Have a nice day.....

Anonymous said...

Could it be that folks who aren't "here" are counting their hours from the time they reach the traffic jam at the guard post? It takes way too long to get through the single lane traffic jam because of the lane configuration on Diamond Drive to get to any building on Diamond or down Pajarito Road. Why should anyone count the time sitting in the car or searching for a parking place as personal rather than work?

Anonymous said...

Anonymous at 6/23/07 11:20 PM says:
"And the first ones to go should be those such as the moron who found the disk drives behind the xerox machine, the americium spreader, the aqua regia TSM, the laser eye injury, and all those resposible for the recent stream of security infractions."

OK, I agew with most of this. But, it doesn't seem quite right to fire "the moron who found the disk drives behind the xerox machine" What was this person's offense?

Anonymous said...

6/24/07 7:59 PM - OK, fine - but the reports would disagree with you. Wallace, Mara and Anstasio should just fire the rest. Saves a few jobs for the rest of us who have not been involved in scandles to tarnish the Lab's rep with COngress and put LANL in the situation we are in right now.

Anonymous said...

My time on the job starts when I enter LA county space. And it stops when I hit the edge of LA county space. Didn't used to be that way.

When you carpool... you drop someone off in town at 7:45am. You then don't get across the bridge and through the guard shacks until 8am. You park and walk in .. that makes it 8:15. You work until 5:15. No lunch. That is your 9 hours right. Go across town and pick up your car pool. It is now 5:30 or so. You worked 9 hours. They have now worked a 10 hour day (but got paid for 8). So you compensate by leaving a wee bit early. But you are now perceived as a slacker because you leave early.

Can't win here....

Anonymous said...

That no lunch could be a problem. The least I have heard of people being approved for is 1/2 hour.

Anonymous said...

Who cares about how much lunch time people take since there are different rules for different classifications of people. What matters is that workers now count their time from when they enter the County, or maybe when they leave home if the live in the County. The comments about empty parking lots, backed up traffic, people not at their disks for their alloted amount of time further demonstrate the lack of moral at LANL.

Anonymous said...

moral - did you mean morals or morale?

;)

Anonymous said...

Neither, he meant morel:

http://thegreatmorel.com/

;-}

Anonymous said...

There's both a lack of morals and morale at LANL. Management is clearly lacking in morals because of their bloated salaries and the support from Bechtel in the form of a housing allowance to live in SF. Maybe if they had purchased homes in Los Alamos and become real community members, they might care a little more. It's a slim hope. And we all know about morale. In fact "morale" is of French origin, feminine of moral.

Anonymous said...

Thanks for the clarification of morals and morale.

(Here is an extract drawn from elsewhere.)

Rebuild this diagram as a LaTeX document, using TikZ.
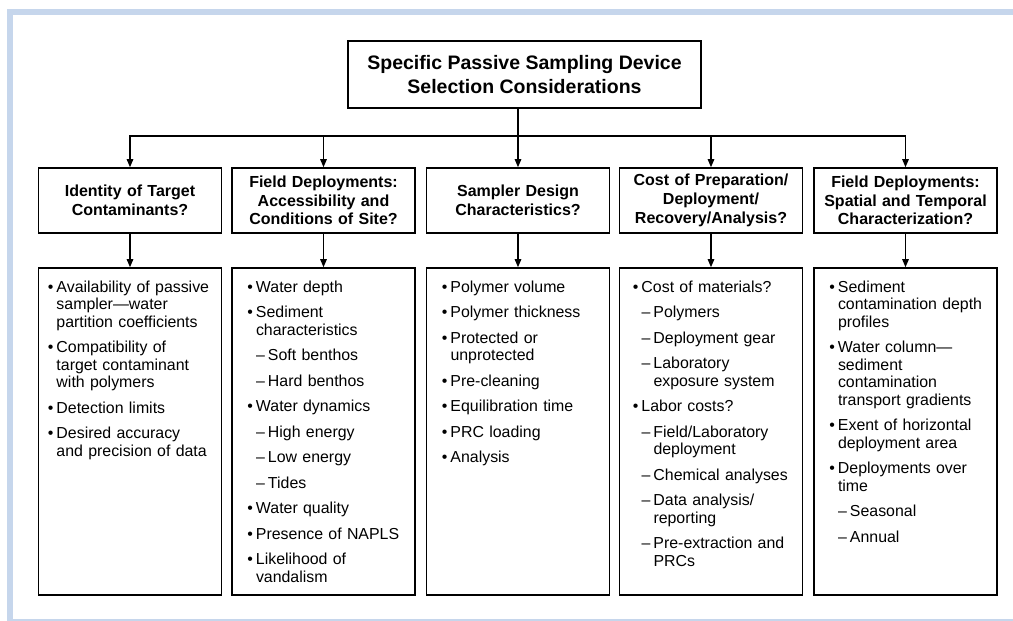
\documentclass[tikz,border=0pt]{standalone}
\usepackage{fontspec}
\setmainfont{Liberation Sans}
\usetikzlibrary{arrows.meta}
\definecolor{framebl}{RGB}{198,214,236}
\newlength{\listin}\setlength{\listin}{18pt}
\newcommand{\bul}[1]{\leftskip=\listin\noindent\llap{\textbullet\hspace{3pt}}#1\par\vspace{8pt}}
\newcommand{\dsh}[1]{\leftskip=\dimexpr\listin+12pt\relax\noindent\llap{--\hspace{3pt}}#1\par\vspace{8pt}}

\begin{document}
\begin{tikzpicture}[x=1pt,y=-1pt,
    >={Triangle[width=6.5pt,length=8pt]},
    every node/.style={draw,line width=1.6pt,inner sep=0pt},
    head/.style={minimum width=183pt,minimum height=65pt,text width=173pt,align=center,
      font=\fontsize{16}{18.7}\selectfont\bfseries},
    list/.style={minimum width=183pt,text width=171pt,inner xsep=6pt,inner ysep=8pt,
      text height=16pt,text depth=295pt,font=\fontsize{15.9}{17.5}\selectfont,
      execute at begin node=\raggedright},
    link/.style={->,line width=1.2pt}]
  \useasboundingbox(0,0)rectangle(1013,621);
  \fill[framebl](7,9)rectangle(1013,15);
  \fill[framebl](7,9)rectangle(13,621);
  \fill[framebl](7,618.5)rectangle(1013,621);

  \node[minimum width=353pt,minimum height=67pt,align=center,font=\fontsize{19.5}{23.5}\selectfont\bfseries]
    (top) at (524.5,74.5) {Specific Passive Sampling Device\\Selection Considerations};

  \node[head] (h1) at (130,200.5) {Identity of Target\\Contaminants?};
  \node[head] (h2) at (323.5,200.5) {Field Deployments:\\Accessibility and\\Conditions of Site?};
  \node[head] (h3) at (518,200.5) {Sampler Design\\Characteristics?};
  \node[head] (h4) at (711,200.5) {Cost of Preparation/\\Deployment/\\Recovery/Analysis?};
  \node[head] (h5) at (905.5,200.5) {Field Deployments:\\Spatial and Temporal\\Characterization?};

  \node[list] (b1) at (130,431.5) {\setlength{\listin}{12pt}%
    \bul{Availability of passive\\sampler---water\\partition coefficients}
    \bul{Compatibility of\\target contaminant\\with polymers}
    \bul{Detection limits}
    \bul{Desired accuracy\\and precision of data}};
  \node[list] (b2) at (323.5,431.5) {%
    \bul{Water depth}
    \bul{Sediment\\characteristics}
    \dsh{Soft benthos}
    \dsh{Hard benthos}
    \bul{Water dynamics}
    \dsh{High energy}
    \dsh{Low energy}
    \dsh{Tides}
    \bul{Water quality}
    \bul{Presence of NAPLS}
    \bul{Likelihood of\\vandalism}};
  \node[list] (b3) at (518,431.5) {%
    \bul{Polymer volume}
    \bul{Polymer thickness}
    \bul{Protected or\\unprotected}
    \bul{Pre-cleaning}
    \bul{Equilibration time}
    \bul{PRC loading}
    \bul{Analysis}};
  \node[list] (b4) at (711,431.5) {\setlength{\listin}{16pt}%
    \bul{Cost of materials?}
    \dsh{Polymers}
    \dsh{Deployment gear}
    \dsh{Laboratory\\exposure system}
    \bul{Labor costs?}
    \dsh{Field/Laboratory\\deployment}
    \dsh{Chemical analyses}
    \dsh{Data analysis/\\reporting}
    \dsh{Pre-extraction and\\PRCs}};
  \node[list] (b5) at (905.5,431.5) {%
    \bul{Sediment\\contamination depth\\profiles}
    \bul{Water column---\\sediment\\contamination\\transport gradients}
    \bul{Exent of horizontal\\deployment area}
    \bul{Deployments over\\time}
    \dsh{Seasonal}
    \dsh{Annual}};

  % top box to the five questions
  \coordinate (bus) at (0,136);
  \foreach \i in {1,...,5}
    \draw[link](top.south -| h3.north)--(h3.north |- bus)-|(h\i.north);
  \foreach \i in {1,...,5}
    \draw[link](h\i.south)--(b\i.north);
\end{tikzpicture}
\end{document}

I am off to Smiths to check on the morels situation.

Anon. said...

Check out Newsweek for info on lost laptop and another classified email transmitted over non-secure channels. LOL LANL you will need it.

Anonymous said...

Labor laws apply to non-exempt (Exempt employees are "exempt" from the labor laws). See Monster Primer for a summary. Non-exempts must take a minimum of 1/2 hour lunch and work no more than an 8 or 9 hour day. You can't skip lunch, if you are non-exempt.

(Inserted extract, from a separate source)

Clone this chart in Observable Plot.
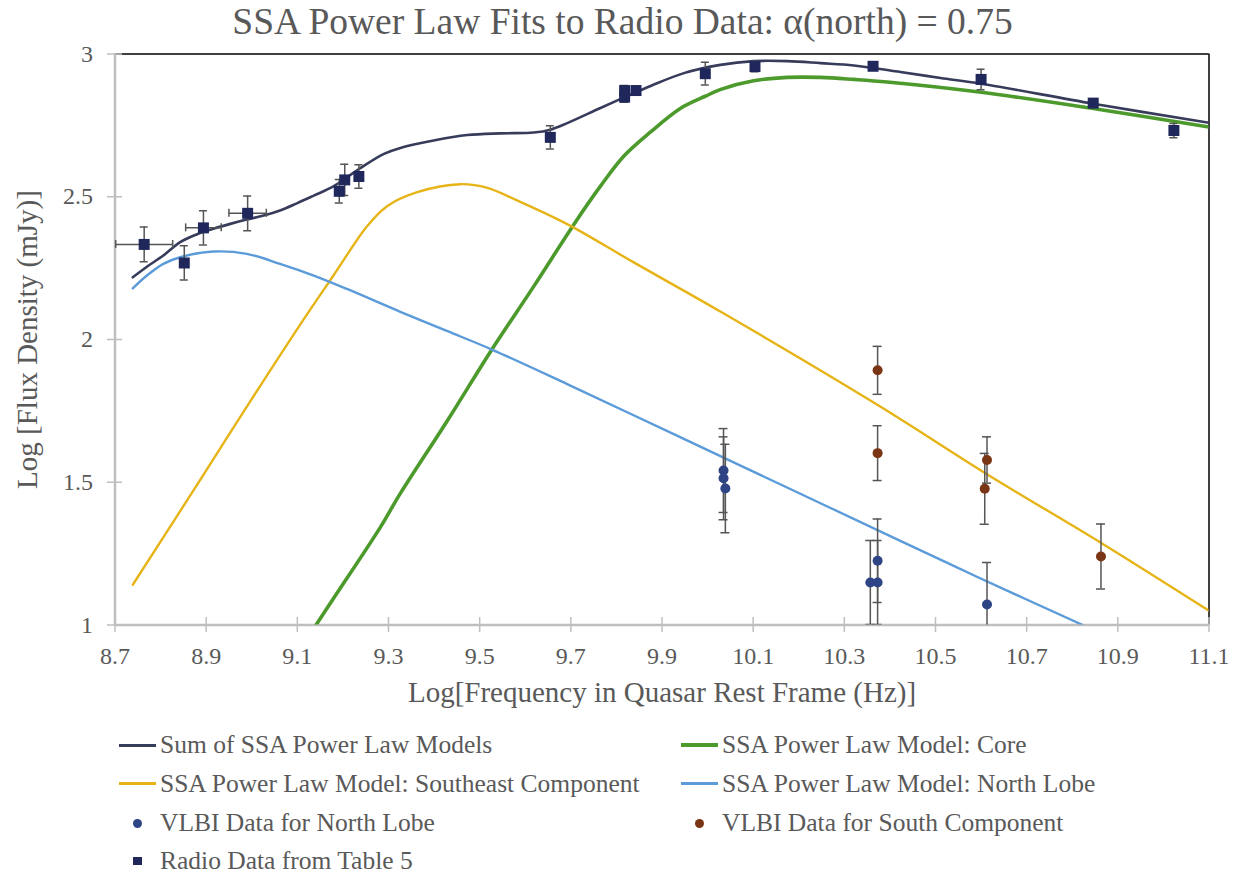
<!DOCTYPE html>
<html><head><meta charset="utf-8">
<script src="https://cdn.jsdelivr.net/npm/d3@7"></script>
<script src="https://cdn.jsdelivr.net/npm/@observablehq/plot@0.6"></script>
<style>
body{margin:0;background:#fff;font-family:"Liberation Serif","Times New Roman",serif;color:#595959;}
#wrap{position:relative;width:1245px;height:875px;overflow:hidden;}
#title{position:absolute;left:0;top:0;width:1245px;height:44px;line-height:44px;text-align:center;font-size:37.5px;}
#chart{position:absolute;left:0;top:44px;}
#chart svg, #chart svg text, #chart svg g{font-family:"Liberation Serif","Times New Roman",serif !important;}
.leg{position:absolute;font-size:25.5px;height:38px;line-height:38px;white-space:nowrap;display:flex;align-items:center;}
.sw{display:inline-flex;width:37px;height:38px;align-items:center;justify-content:center;margin-right:4px;}
</style></head>
<body><div id="wrap"><div id="title">SSA Power Law Fits to Radio Data: α(north) = 0.75</div><div id="chart"></div><div id="legend"></div></div>
<script>
// ---- axis ticks ----
const xTicks = [8.7, 8.9, 9.1, 9.3, 9.5, 9.7, 9.9, 10.1, 10.3, 10.5, 10.7, 10.9, 11.1];
const yTicks = [1, 1.5, 2, 2.5, 3];

// ---- Radio Data from Table 5 ----
const radioFreq    = [8.764, 8.852, 8.894, 8.991, 9.192, 9.204, 9.235, 9.655, 9.818, 9.818, 9.843, 9.995, 10.104, 10.363, 10.600, 10.846, 11.023];
const radioFlux    = [2.333, 2.268, 2.391, 2.442, 2.519, 2.559, 2.571, 2.708, 2.872, 2.849, 2.872, 2.931, 2.956, 2.957, 2.911, 2.828, 2.732];
const radioFluxErr = [0.061, 0.060, 0.060, 0.061, 0.041, 0.055, 0.041, 0.041, 0.018, 0.018, 0.015, 0.040, 0.018, 0.008, 0.036, 0.015, 0.025];
const radioFreqErr = [0.0625, 0, 0.039, 0.041, 0, 0, 0, 0, 0, 0, 0, 0, 0, 0, 0, 0, 0];

// ---- VLBI Data for North Lobe ----
const northFreq = [10.035, 10.035, 10.039, 10.357, 10.373, 10.373, 10.613];
const northFlux = [1.541, 1.514, 1.478, 1.149, 1.149, 1.225, 1.072];
const northErr  = [0.147, 0.145, 0.155, 0.147, 0.147, 0.146, 0.147];

// ---- VLBI Data for South Component ----
const southFreq = [10.373, 10.373, 10.613, 10.608, 10.863];
const southFlux = [1.892, 1.602, 1.578, 1.477, 1.240];
const southErr  = [0.084, 0.096, 0.081, 0.124, 0.114];

// ---- Sum of SSA Power Law Models ----
const sumFreq = [8.739, 8.770, 8.806, 8.843, 8.879, 8.916, 8.953, 8.989, 9.026, 9.062, 9.099, 9.136, 9.180, 9.239, 9.290, 9.326, 9.399, 9.473, 9.546, 9.619, 9.655, 9.692, 9.765, 9.820, 9.875, 9.948, 10.028, 10.101, 10.175, 10.248, 10.321, 10.423, 10.511, 10.600, 10.846, 11.100];
const sumFlux = [2.218, 2.255, 2.294, 2.341, 2.368, 2.388, 2.405, 2.420, 2.434, 2.452, 2.477, 2.504, 2.537, 2.601, 2.650, 2.671, 2.697, 2.716, 2.722, 2.725, 2.735, 2.758, 2.811, 2.850, 2.888, 2.933, 2.962, 2.975, 2.975, 2.968, 2.960, 2.937, 2.916, 2.896, 2.826, 2.759];

// ---- SSA Power Law Model: Core ----
const coreFreq = [9.141, 9.176, 9.282, 9.326, 9.428, 9.524, 9.619, 9.707, 9.765, 9.816, 9.875, 9.941, 9.995, 10.029, 10.101, 10.175, 10.248, 10.321, 10.394, 10.600, 10.846, 11.100];
const coreFlux = [1.000, 1.085, 1.342, 1.461, 1.713, 1.958, 2.187, 2.404, 2.537, 2.642, 2.727, 2.810, 2.852, 2.876, 2.906, 2.918, 2.918, 2.911, 2.902, 2.866, 2.809, 2.744];

// ---- SSA Power Law Model: Southeast Component ----
const seFreq = [8.739, 8.888, 8.997, 9.107, 9.180, 9.253, 9.297, 9.363, 9.458, 9.517, 9.582, 9.692, 9.838, 10.028, 10.376, 10.612, 10.867, 11.100];
const seFlux = [1.141, 1.511, 1.784, 2.054, 2.226, 2.397, 2.467, 2.516, 2.544, 2.531, 2.487, 2.404, 2.270, 2.098, 1.768, 1.529, 1.284, 1.050];

// ---- SSA Power Law Model: North Lobe ----
const nlFreq = [8.739, 8.770, 8.806, 8.843, 8.916, 8.989, 9.062, 9.136, 9.209, 9.326, 9.428, 9.528, 9.692, 9.941, 10.179, 10.424, 10.599, 10.823];
const nlFlux = [2.179, 2.224, 2.265, 2.288, 2.308, 2.300, 2.265, 2.224, 2.177, 2.097, 2.030, 1.964, 1.844, 1.657, 1.478, 1.294, 1.163, 1.000];

// ---- legend ----
const legendLabels = ["Sum of SSA Power Law Models", "SSA Power Law Model: Core", "SSA Power Law Model: Southeast Component", "SSA Power Law Model: North Lobe", "VLBI Data for North Lobe", "VLBI Data for South Component", "Radio Data from Table 5"];

const C = {sum: "#373c5b", core: "#4c9a2c", se: "#e6b417", nl: "#5b9bd9", north: "#2f4485", south: "#7a3514", radio: "#1f275b", err: "#555555", axis: "#bfbfbf"};

const pts = (fx, fy) => fx.map((f, i) => ({f, v: fy[i]}));
const radio = radioFreq.map((f, i) => ({f, v: radioFlux[i], e: radioFluxErr[i], fe: radioFreqErr[i]}));
const radioH = radio.filter(d => d.fe > 0);
const north = northFreq.map((f, i) => ({f, v: northFlux[i], e: northErr[i]}));
const south = southFreq.map((f, i) => ({f, v: southFlux[i], e: southErr[i]}));

const errMarks = (data, cap) => [
  Plot.ruleX(data, {x: "f", y1: d => d.v - d.e, y2: d => d.v + d.e, stroke: C.err, strokeWidth: 1.5, clip: true}),
  Plot.ruleY(data, {y: d => d.v + d.e, x1: "f", x2: "f", insetLeft: -cap, insetRight: -cap, stroke: C.err, strokeWidth: 1.5, clip: true}),
  Plot.ruleY(data, {y: d => d.v - d.e, x1: "f", x2: "f", insetLeft: -cap, insetRight: -cap, stroke: C.err, strokeWidth: 1.5, clip: true})
];

const plot = Plot.plot({
  width: 1245, height: 676,
  marginTop: 9.5, marginLeft: 114.5, marginRight: 36.5, marginBottom: 95.5,
  style: {fontFamily: "'Liberation Serif', 'Times New Roman', serif", fontSize: "24px", color: "#595959", background: "white", overflow: "visible"},
  x: {domain: [8.7, 11.1], ticks: xTicks, tickFormat: d => String(d), tickSize: 0, tickPadding: 22, label: null},
  y: {domain: [1, 3], ticks: yTicks, tickFormat: d => String(d), tickSize: 0, tickPadding: 22, label: null},
  marks: [
    Plot.ruleY([3], {stroke: "#000", strokeWidth: 1.3}),
    Plot.ruleX([11.1], {stroke: "#000", strokeWidth: 1.5}),
    Plot.ruleY([1], {stroke: C.axis, strokeWidth: 2.5}),
    Plot.ruleX([8.7], {stroke: C.axis, strokeWidth: 2.5}),
    Plot.ruleX(xTicks, {x: d => d, y1: () => 1, y2: () => 1, insetTop: -7.5, insetBottom: -7.5, stroke: C.axis, strokeWidth: 1.5}),
    Plot.ruleY(yTicks, {y: d => d, x1: () => 8.7, x2: () => 8.7, insetLeft: -7.5, insetRight: -7.5, stroke: C.axis, strokeWidth: 1.5}),
    Plot.line(pts(sumFreq, sumFlux), {x: "f", y: "v", stroke: C.sum, strokeWidth: 2.6, curve: "catmull-rom", clip: true}),
    Plot.line(pts(coreFreq, coreFlux), {x: "f", y: "v", stroke: C.core, strokeWidth: 3.6, curve: "catmull-rom", clip: true}),
    Plot.line(pts(seFreq, seFlux), {x: "f", y: "v", stroke: C.se, strokeWidth: 2.4, curve: "catmull-rom", clip: true}),
    Plot.line(pts(nlFreq, nlFlux), {x: "f", y: "v", stroke: C.nl, strokeWidth: 2.4, curve: "catmull-rom", clip: true}),
    ...errMarks(north, 4.5),
    Plot.dot(north, {x: "f", y: "v", r: 5, fill: C.north}),
    ...errMarks(south, 4.5),
    Plot.dot(south, {x: "f", y: "v", r: 5, fill: C.south}),
    ...errMarks(radio, 4),
    Plot.ruleY(radioH, {y: "v", x1: d => d.f - d.fe, x2: d => d.f + d.fe, stroke: C.err, strokeWidth: 1.5}),
    Plot.ruleX(radioH, {x: d => d.f - d.fe, y1: "v", y2: "v", insetTop: -4, insetBottom: -4, stroke: C.err, strokeWidth: 1.5}),
    Plot.ruleX(radioH, {x: d => d.f + d.fe, y1: "v", y2: "v", insetTop: -4, insetBottom: -4, stroke: C.err, strokeWidth: 1.5}),
    Plot.dot(radio, {x: "f", y: "v", r: 6.2, symbol: "square", fill: C.radio}),
    Plot.text(["Log[Frequency in Quasar Rest Frame (Hz)]"], {frameAnchor: "bottom", dy: 68, fontSize: 29, fill: "#595959", lineAnchor: "middle"}),
    Plot.text(["Log [Flux Density (mJy)]"], {frameAnchor: "left", dx: -87.5, rotate: -90, fontSize: 29, fill: "#595959", lineAnchor: "middle", textAnchor: "middle"})
  ]
});
document.getElementById("chart").appendChild(plot);

// legend (HTML)
const legend = document.getElementById("legend");
const legItems = [
  {label: legendLabels[0], kind: "line", color: C.sum, w: 3, col: 0, row: 0},
  {label: legendLabels[1], kind: "line", color: C.core, w: 4.5, col: 1, row: 0},
  {label: legendLabels[2], kind: "line", color: C.se, w: 3, col: 0, row: 1},
  {label: legendLabels[3], kind: "line", color: C.nl, w: 3, col: 1, row: 1},
  {label: legendLabels[4], kind: "circle", color: C.north, col: 0, row: 2},
  {label: legendLabels[5], kind: "circle", color: C.south, col: 1, row: 2},
  {label: legendLabels[6], kind: "square", color: C.radio, col: 0, row: 3}
];
const colX = [119, 681];
const rowY = [745, 783.5, 823, 861];
for (const it of legItems) {
  const div = document.createElement("div");
  div.className = "leg";
  div.style.left = colX[it.col] + "px";
  div.style.top = (rowY[it.row] - 19) + "px";
  const sw = document.createElement("span");
  sw.className = "sw";
  const shape = document.createElement("span");
  shape.style.display = "block";
  shape.style.background = it.color;
  if (it.kind === "line") { shape.style.width = "37px"; shape.style.height = it.w + "px"; }
  else if (it.kind === "circle") { shape.style.width = "9px"; shape.style.height = "9px"; shape.style.borderRadius = "50%"; }
  else { shape.style.width = "8.5px"; shape.style.height = "8.5px"; }
  sw.appendChild(shape);
  div.appendChild(sw);
  const t = document.createElement("span");
  t.textContent = it.label;
  div.appendChild(t);
  legend.appendChild(div);
}
</script>
</body></html>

And I believe the hours worked have to be at your primary work location, not in your car, inside the county line, sitting at a guard station, etc.

Anonymous said...

12:57 If you are serious about your time, you aren't doing any of us any favors no matter how you justify it to yourself. If your work ethic doesn't support "a days work for a days wage," then I have no sympathy for you when you run into T&E fraud problems. Nothing that is happening here justifies such behavior - and when it shows up in Newsweek, we all get another black eye!